PROBLEM -
Pictures stay out of this copy; please retype only the lines from the start of the records through the line with "(0,0) rectangle (442,451);".

PROVIDED DATA -
⁂

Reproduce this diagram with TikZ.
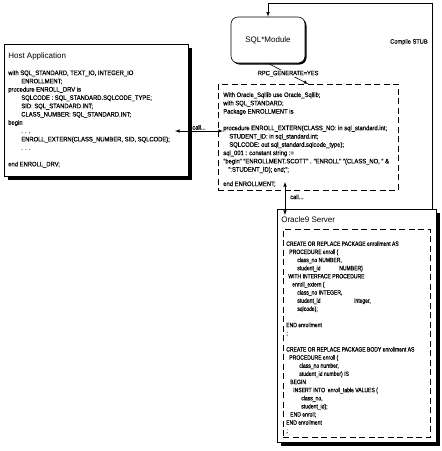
\documentclass[tikz,border=0pt]{standalone}
\usepackage{fontspec}
\setmainfont{Liberation Sans}
\newfontfamily\codefont[FakeStretch=0.9,FakeBold=0.4]{Liberation Sans}
\newfontfamily\pkgfont[FakeStretch=0.8,FakeBold=0.4]{Liberation Sans}
\usetikzlibrary{arrows,shadows}

\begin{document}
\begin{tikzpicture}[x=1pt,y=-1pt,>=latex,line width=0.6pt,
  panel/.style={draw,fill=white,line width=0.8pt,anchor=north west,
    drop shadow={shadow xshift=3.5pt,shadow yshift=-3.5pt,opacity=1,fill=black}},
  module/.style={draw,fill=white,rounded corners=7pt,minimum width=74pt,minimum height=46pt,
    font=\fontsize{8}{9}\selectfont,
    drop shadow={shadow xshift=1.5pt,shadow yshift=-1.5pt,opacity=1,fill=black}},
  inner/.style={draw,dash pattern=on 6pt off 3.5pt,anchor=north west},
  title/.style={anchor=west,inner sep=0pt,font=\fontsize{8}{9}\selectfont},
  code/.style={anchor=north west,inner sep=0pt,align=left,font=\codefont\fontsize{6.5}{8.3}\selectfont},
  pkgcode/.style={code,font=\pkgfont\fontsize{6.3}{8.13}\selectfont},
  label/.style={inner sep=1pt,font=\codefont\fontsize{6.3}{7}\selectfont}]

  \useasboundingbox (0,0) rectangle (442,451);

  % host side
  \node[panel,minimum width=184pt,minimum height=132pt] (host) at (4,44) {};
  \node[title] (hosttitle) at (8,56) {Host Application};
  \node[code] (hostcode) at (8,70) {with SQL\_STANDARD, TEXT\_IO, INTEGER\_IO\\
    \hspace*{13pt}ENROLLMENT;\\
    procedure ENROLL\_DRV is\\
    \hspace*{13pt}SQLCODE : SQL\_STANDARD.SQLCODE\_TYPE;\\
    \hspace*{13pt}SID: SQL\_STANDARD.INT;\\
    \hspace*{13pt}CLASS\_NUMBER: SQL\_STANDARD.INT;\\
    begin\\
    \hspace*{13pt}. . .\\
    \hspace*{13pt}ENROLL\_EXTERN(CLASS\_NUMBER, SID, SQLCODE);\\
    \hspace*{13pt}. . .\\[8.3pt]
    end ENROLL\_DRV;};

  % precompiler and generated stub
  \node[module] (sqlmod) at (268,40) {SQL*Module};
  \node[inner,minimum width=180pt,minimum height=106pt] (stub) at (218,84) {};
  \node[code] (stubcode) at (223,92) {With Oracle\_Sqllib use Oracle\_Sqllib;\\
    with SQL\_STANDARD;\\
    Package ENROLLMENT is\\[8.3pt]
    procedure ENROLL\_EXTERN(CLASS\_NO: in sql\_standard.int;\\
    \hspace*{6pt}STUDENT\_ID: in sql\_standard.int;\\
    \hspace*{6pt}SQLCODE: out sql\_standard.sqlcode\_type);\\
    sql\_001 : constant string :=\\
    "begin" "ENROLLMENT.SCOTT" . "ENROLL" "(CLASS\_NO, " \&\\
    \hspace*{5pt}":STUDENT\_ID); end;";\\[6pt]
    end ENROLLMENT;};

  % server side
  \node[panel,minimum width=159pt,minimum height=233pt] (oracle) at (277,209) {};
  \node[title] (oratitle) at (281,220) {Oracle9 Server};
  \node[inner,minimum width=147pt,minimum height=208pt] (pkg) at (283,229) {};
  \node[pkgcode] (pkgcode) at (286,241) {CREATE OR REPLACE PACKAGE enrollment AS\\
    \hspace*{3pt}PROCEDURE enroll (\\
    \hspace*{11pt}class\_no NUMBER,\\
    \hspace*{11pt}\makebox[42pt][l]{student\_id}NUMBER)\\
    \hspace*{2pt}WITH INTERFACE PROCEDURE\\
    \hspace*{6pt}enroll\_extern (\\
    \hspace*{11pt}class\_no INTEGER,\\
    \hspace*{11pt}\makebox[57pt][l]{student\_id}integer,\\
    \hspace*{11pt}sqlcode);\\[8.13pt]
    END enrollment\\
    ;\\[8.13pt]
    CREATE OR REPLACE PACKAGE BODY enrollment AS\\
    \hspace*{3pt}PROCEDURE enroll (\\
    \hspace*{13pt}class\_no number,\\
    \hspace*{13pt}student\_id number) IS\\
    \hspace*{4pt}BEGIN\\
    \hspace*{7pt}INSERT INTO \ enroll\_table VALUES (\\
    \hspace*{15pt}class\_no,\\
    \hspace*{15pt}student\_id);\\
    \hspace*{4pt}END enroll;\\
    END enrollment\\
    ;};

  % connectors
  \coordinate (stubline) at (432,3);
  \coordinate (callhost) at (175,131);
  \coordinate (callstub) at (223,131);
  \coordinate (callpkg) at (285,182);
  \coordinate (callora) at (285,215);

  \draw[->] (oracle.north -| stubline) -- (stubline) -| (sqlmod.north);
  \node[label,anchor=east] (stublabel) at (429,42) {Compile STUB};
  \draw[->] (sqlmod.south) -- node[label,fill=white] (rpclabel) {RPC\_GENERATE=YES} (stub.north);
  \draw[<->] (callhost) -- node[label,above] (calla) {call...} (callstub);
  \draw[<->] (callpkg) -- node[label,right,pos=0.45,xshift=4pt] (callb) {call...} (callora);
\end{tikzpicture}
\end{document}
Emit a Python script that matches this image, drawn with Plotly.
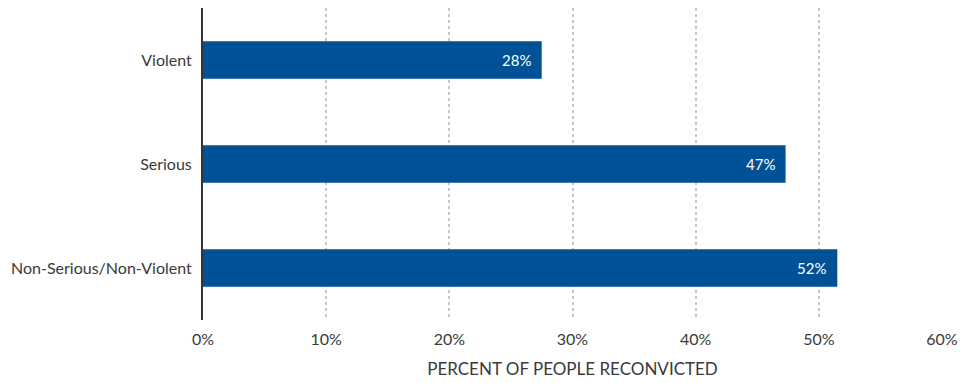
import plotly.graph_objects as go

categories = ["Violent", "Serious", "Non-Serious/Non-Violent"]
values = [27.5, 47.3, 51.5]
labels = ["28%", "47%", "52%"]
tick_vals = [0, 10, 20, 30, 40, 50, 60]
tick_text = ["0%", "10%", "20%", "30%", "40%", "50%", "60%"]

FONT = "Lato"
TXT = "#3a3a3a"

fig = go.Figure(go.Bar(
    y=categories, x=values, orientation="h",
    marker=dict(color="#005195", line=dict(width=0)),
    width=0.36, hoverinfo="skip",
))

for cat, val, lab in zip(categories, values, labels):
    fig.add_annotation(
        x=val, y=cat, text=lab, showarrow=False,
        xanchor="right", xshift=-9,
        font=dict(color="white", size=15, family=FONT),
    )

fig.update_layout(
    width=974, height=383,
    margin=dict(l=203, r=32, t=8, b=63),
    plot_bgcolor="white", paper_bgcolor="white",
    font=dict(family=FONT, color=TXT, size=16),
    showlegend=False,
    xaxis=dict(
        range=[0, 60], tickvals=tick_vals, ticktext=tick_text,
        showgrid=True, gridcolor="#c8c8c8", griddash="dot", gridwidth=1.5,
        zeroline=False, showline=False,
        tickfont=dict(size=16, color=TXT, family=FONT),
        ticks="outside", ticklen=5, tickcolor="rgba(0,0,0,0)",
        title=dict(text="PERCENT OF PEOPLE RECONVICTED",
                   font=dict(size=17, color=TXT, family=FONT), standoff=15),
    ),
    yaxis=dict(
        categoryorder="array", categoryarray=categories[::-1],
        showline=True, linecolor="#333333", linewidth=2,
        showgrid=False, zeroline=False,
        ticks="outside", ticklen=6, tickcolor="rgba(0,0,0,0)",
        tickfont=dict(size=16, color=TXT, family=FONT),
    ),
)

fig.write_html("out.html")
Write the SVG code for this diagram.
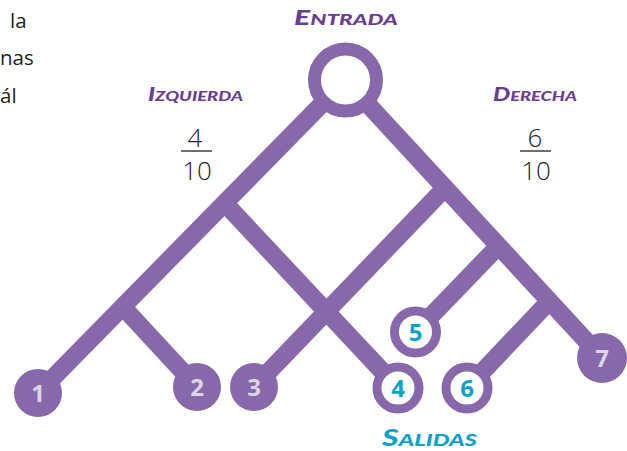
<svg xmlns="http://www.w3.org/2000/svg" width="627" height="451" viewBox="0 0 627 451">
<style>
.br{stroke:#8768aa;stroke-width:18;fill:none;stroke-linecap:butt}
.fill{fill:#8768aa}
.ring{fill:#ffffff;stroke:#8768aa;stroke-width:9}
.nf{font-family:"Open Sans","Liberation Sans",sans-serif;font-weight:700;font-size:24px;fill:#ddd4ea;text-anchor:middle}
.nr{font-family:"Open Sans","Liberation Sans",sans-serif;font-weight:700;font-size:24px;fill:#0aa2cb;text-anchor:middle}
.hd{font-family:Lato,"Open Sans","Liberation Sans",sans-serif;font-weight:900;font-style:italic;fill:#6a3e96}
.sal{font-family:Lato,"Open Sans","Liberation Sans",sans-serif;font-weight:900;font-style:italic;fill:#0aa2cb}
.fr{font-family:"Open Sans","Liberation Sans",sans-serif;font-weight:300;font-size:26px;fill:#231f20;text-anchor:middle}
.body{font-family:"Open Sans","Liberation Sans",sans-serif;font-size:20.5px;fill:#231f20}
</style>
<g id="body-text">
<text class="body" x="10" y="28">la</text>
<text class="body" x="0" y="65">nas</text>
<text class="body" x="0" y="103">ál</text>
</g>
<g id="connectors">
<line class="br" x1="345.5" y1="80" x2="38" y2="393"/>
<line class="br" x1="345.5" y1="80" x2="602" y2="358"/>
<line class="br" x1="224.6" y1="203" x2="398" y2="388"/>
<line class="br" x1="123" y1="307" x2="197" y2="387"/>
<line class="br" x1="445" y1="188" x2="254" y2="387"/>
<line class="br" x1="498.5" y1="246" x2="415.5" y2="332"/>
<line class="br" x1="549.5" y1="301" x2="467" y2="388"/>
</g>
<g id="entrada">
<circle cx="345.5" cy="80" r="31" fill="#ffffff" stroke="#8768aa" stroke-width="13"/>
<text class="hd" x="294" y="25" textLength="104" lengthAdjust="spacingAndGlyphs"><tspan font-size="20">E</tspan><tspan font-size="15">NTRADA</tspan></text>
</g>
<g id="izquierda">
<text class="hd" x="148" y="101" textLength="95" lengthAdjust="spacingAndGlyphs"><tspan font-size="18">I</tspan><tspan font-size="13.5">ZQUIERDA</tspan></text>
<text class="fr" x="195" y="147">4</text>
<line x1="181" y1="151" x2="212" y2="151" stroke="#231f20" stroke-width="1.3"/>
<text class="fr" x="197" y="180">10</text>
</g>
<g id="derecha">
<text class="hd" x="493" y="101" textLength="84" lengthAdjust="spacingAndGlyphs"><tspan font-size="18">D</tspan><tspan font-size="13.5">ERECHA</tspan></text>
<text class="fr" x="535" y="147">6</text>
<line x1="520" y1="151" x2="551" y2="151" stroke="#231f20" stroke-width="1.3"/>
<text class="fr" x="536" y="180">10</text>
</g>
<g id="n1"><circle class="fill" cx="38" cy="393" r="24"/><text class="nf" x="38" y="402">1</text></g>
<g id="n2"><circle class="fill" cx="197" cy="387" r="24"/><text class="nf" x="197" y="396">2</text></g>
<g id="n3"><circle class="fill" cx="254" cy="387" r="24"/><text class="nf" x="254" y="396">3</text></g>
<g id="n4"><circle class="ring" cx="398" cy="388" r="21"/><text class="nr" x="398" y="397">4</text></g>
<g id="n5"><circle class="ring" cx="415.5" cy="332" r="21"/><text class="nr" x="415.5" y="341">5</text></g>
<g id="n6"><circle class="ring" cx="467" cy="388" r="21"/><text class="nr" x="467" y="397">6</text></g>
<g id="n7"><circle class="fill" cx="602" cy="358" r="25"/><text class="nf" x="602" y="367">7</text></g>
<g id="salidas">
<text class="sal" x="382" y="446" textLength="95" lengthAdjust="spacingAndGlyphs"><tspan font-size="22">S</tspan><tspan font-size="16.5">ALIDAS</tspan></text>
</g>
</svg>
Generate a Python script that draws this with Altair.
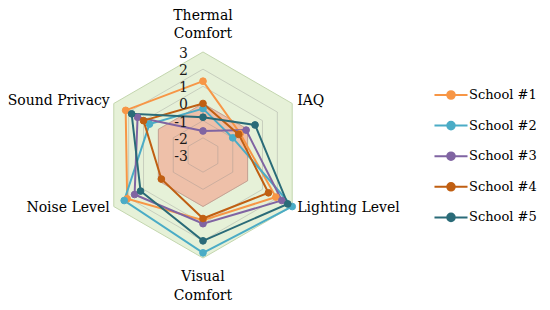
import altair as alt
import pandas as pd

# ---------------- data ----------------
categories = ["Thermal Comfort", "IAQ", "Lighting Level", "Visual Comfort", "Noise Level", "Sound Privacy"]
schools = ["School #1", "School #2", "School #3", "School #4", "School #5"]
school_1 = [1.3, -0.5, 1.9, 0.8, 2.1, 2.2]
school_2 = [-0.3, -1.0, 3.0, 2.7, 2.3, 0.6]
school_3 = [-1.6, -0.1, 2.3, 1.0, 1.6, 1.4]
school_4 = [0.0, -0.6, 1.4, 0.7, -0.2, 1.0]
school_5 = [-0.8, 0.5, 2.7, 2.0, 1.2, 1.8]
tick_values = [3, 2, 1, 0, -1, -2, -3]
axis_min = -3
colors = ["#F79646", "#4BACC6", "#8064A2", "#C05F12", "#2A6B78"]

# ---------------- tables ----------------
series = [school_1, school_2, school_3, school_4, school_5]
n = len(categories)
rows = []
for s, vals in zip(schools, series):
    for i in range(n + 1):
        rows.append({"school": s, "idx": i, "category": categories[i % n], "value": vals[i % n]})
df = pd.DataFrame(rows)

grid = pd.DataFrame([{"level": lv, "idx": i} for lv in tick_values for i in range(n + 1)])
ticks_df = pd.DataFrame({"level": tick_values, "label": [str(v) for v in tick_values]})
labels_df = pd.DataFrame({
    "idx": list(range(n)),
    "label": [c.replace(" ", "\n") if c in ("Thermal Comfort", "Visual Comfort") else c for c in categories],
    "value": [tick_values[0]] * n,
})

# ---------------- layout ----------------
W, H = 534, 294
CX, CY = 195, 147
U = 17.17
xs = alt.Scale(domain=[-CX / U, (W - CX) / U], zero=False, nice=False)
ys = alt.Scale(domain=[-(H - CY) / U, CY / U], zero=False, nice=False)
X = alt.X("x:Q", scale=xs, axis=None)
Y = alt.Y("y:Q", scale=ys, axis=None)

ANG = f"PI/2 - datum.idx*2*PI/{n}"
def polar(ch, field):
    return ch.transform_calculate(
        r=f"datum.{field} - ({axis_min})",
    ).transform_calculate(
        x=f"datum.r*cos({ANG})", y=f"datum.r*sin({ANG})"
    )

FONT = "DejaVu Serif"

green = polar(alt.Chart(grid).transform_filter(f"datum.level == {tick_values[0]}"), "level").mark_line(
    fill="#E6F1D8", stroke="#C3D6AE", strokeWidth=1
).encode(x=X, y=Y, order="idx:Q")

salmon = polar(alt.Chart(grid).transform_filter("datum.level == 0"), "level").mark_line(
    fill="#EEC0A9", stroke="#E2B09A", strokeWidth=1
).encode(x=X, y=Y, order="idx:Q")

gridlines = polar(alt.Chart(grid).transform_filter(f"datum.level > {axis_min} && datum.level < {tick_values[0]}"), "level").mark_line(
    stroke="#8a8a8a", strokeOpacity=0.33, strokeWidth=1
).encode(x=X, y=Y, detail="level:N", order="idx:Q")

sym = "M-2.36,0L2.36,0M0.54,0A0.54,0.54,0,1,1,-0.54,0A0.54,0.54,0,1,1,0.54,0Z"
legend = alt.Legend(
    title=None, orient="none", legendX=435, legendY=79, padding=0,
    symbolType=sym, symbolSize=196, symbolStrokeWidth=2, symbolOffset=0,
    labelFont=FONT, labelFontSize=13, labelColor="black", labelOffset=10,
    rowPadding=14.6,
)
cscale = alt.Scale(domain=schools, range=colors)

lines = polar(alt.Chart(df), "value").mark_line(strokeWidth=2).encode(
    x=X, y=Y, order="idx:Q",
    stroke=alt.Stroke("school:N", scale=cscale, legend=legend),
)
points = polar(alt.Chart(df).transform_filter(f"datum.idx < {n}"), "value").mark_point(
    filled=True, size=45, strokeWidth=1, opacity=1
).encode(
    x=X, y=Y,
    fill=alt.Fill("school:N", scale=cscale, legend=legend),
    stroke=alt.Stroke("school:N", scale=cscale, legend=legend),
)

tick_text = alt.Chart(ticks_df).transform_calculate(
    x="0", y=f"datum.level - ({axis_min})"
).mark_text(align="right", baseline="middle", dx=-15, dy=2, font=FONT, fontSize=14, color="#1a1a1a").encode(
    x=X, y=Y, text="label:N"
)

def cat_label(i, align, baseline, dx, dy):
    return polar(alt.Chart(labels_df).transform_filter(f"datum.idx == {i}"), "value").mark_text(
        align=align, baseline=baseline, dx=dx, dy=dy, font=FONT, fontSize=14,
        lineBreak="\n", lineHeight=18.5, color="black"
    ).encode(x=X, y=Y, text="label:N")

cat_layers = [
    cat_label(0, "center", "bottom", 0, -29),
    cat_label(1, "left", "middle", 5, -2.6),
    cat_label(2, "left", "middle", 5, 1.4),
    cat_label(3, "center", "top", 0, 12),
    cat_label(4, "right", "middle", -4, 1.4),
    cat_label(5, "right", "middle", -4, -2.6),
]

chart = alt.layer(green, salmon, gridlines, lines, points, tick_text, *cat_layers).properties(
    width=W, height=H, autosize=alt.AutoSizeParams(type="none"), padding=0, background="white"
).configure_view(stroke=None)

chart.save("out.html", embed_options={"renderer": "svg", "actions": False})
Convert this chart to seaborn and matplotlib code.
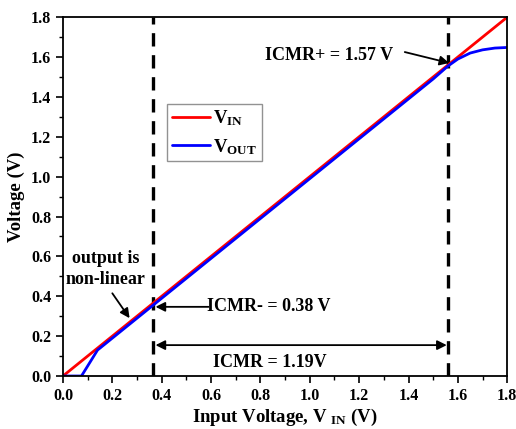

⁂

RESPONSE -
Reproduce this diagram with TikZ.
\documentclass[tikz,border=0pt]{standalone}
\usepackage{fontspec}
\setmainfont{Liberation Sans}
\newfontfamily\codefont[FakeStretch=0.9,FakeBold=0.4]{Liberation Sans}
\newfontfamily\pkgfont[FakeStretch=0.8,FakeBold=0.4]{Liberation Sans}
\usetikzlibrary{arrows,shadows}

\begin{document}
\begin{tikzpicture}[x=1pt,y=-1pt,>=latex,line width=0.6pt,
  panel/.style={draw,fill=white,line width=0.8pt,anchor=north west,
    drop shadow={shadow xshift=3.5pt,shadow yshift=-3.5pt,opacity=1,fill=black}},
  module/.style={draw,fill=white,rounded corners=7pt,minimum width=74pt,minimum height=46pt,
    font=\fontsize{8}{9}\selectfont,
    drop shadow={shadow xshift=1.5pt,shadow yshift=-1.5pt,opacity=1,fill=black}},
  inner/.style={draw,dash pattern=on 6pt off 3.5pt,anchor=north west},
  title/.style={anchor=west,inner sep=0pt,font=\fontsize{8}{9}\selectfont},
  code/.style={anchor=north west,inner sep=0pt,align=left,font=\codefont\fontsize{6.5}{8.3}\selectfont},
  pkgcode/.style={code,font=\pkgfont\fontsize{6.3}{8.13}\selectfont},
  label/.style={inner sep=1pt,font=\codefont\fontsize{6.3}{7}\selectfont}]

  \useasboundingbox (0,0) rectangle (442,451);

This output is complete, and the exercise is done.